- Born: 5 June 1828
- Died: 19 September 1890 (aged 62)
- Known for: discovering cocaine
- Scientific career
- Fields: pharmaceutics

= Friedrich Gaedcke =

German chemist (1828–1890)

Friedrich Georg Carl (Friedrich) Gaedcke (5 June 1828 – 19 September 1890) was a German chemist. He was the first person to isolate the cocaine alkaloid in 1855.

==Life==
Gaedcke worked in a pharmacy in Rostock and studied in Rostock between 1850 and 1851. In 1856, he took over a pharmacy in Dömitz which he ran for 34 years.

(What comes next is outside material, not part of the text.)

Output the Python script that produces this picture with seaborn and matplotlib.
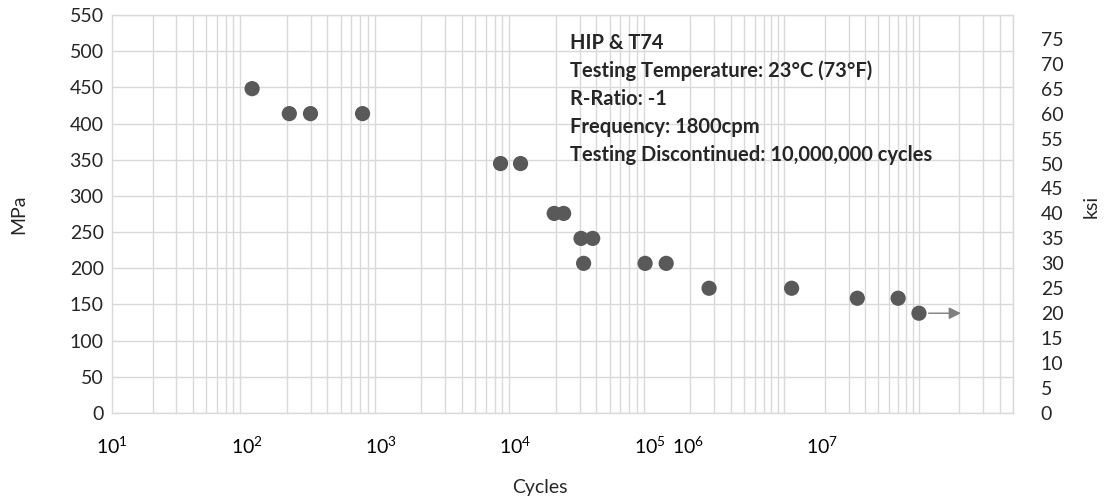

He is described as having made contributions to the pharmaceutical history of Mecklenburg

===Discovery of Cocaine===
Working with coca leaves, Gaedcke isolated the cocaine molecule. Gaedcke named the alkaloid “erythroxyline,” and published a description in the journal Archiv der Pharmazie in 1855. He described the alkaloid as being of small crystal molecules with needle-like points on four to six sides. He reported the numbing effects of the molecule on himself following a small tongue test. Gaedcke's research received little attention at the time of its publication but would come to prominence a few years later following further work by Albert Niemann and scientists. He is believed to have carried out his research in the private laboratory of Franz Leopold Sonnenschein.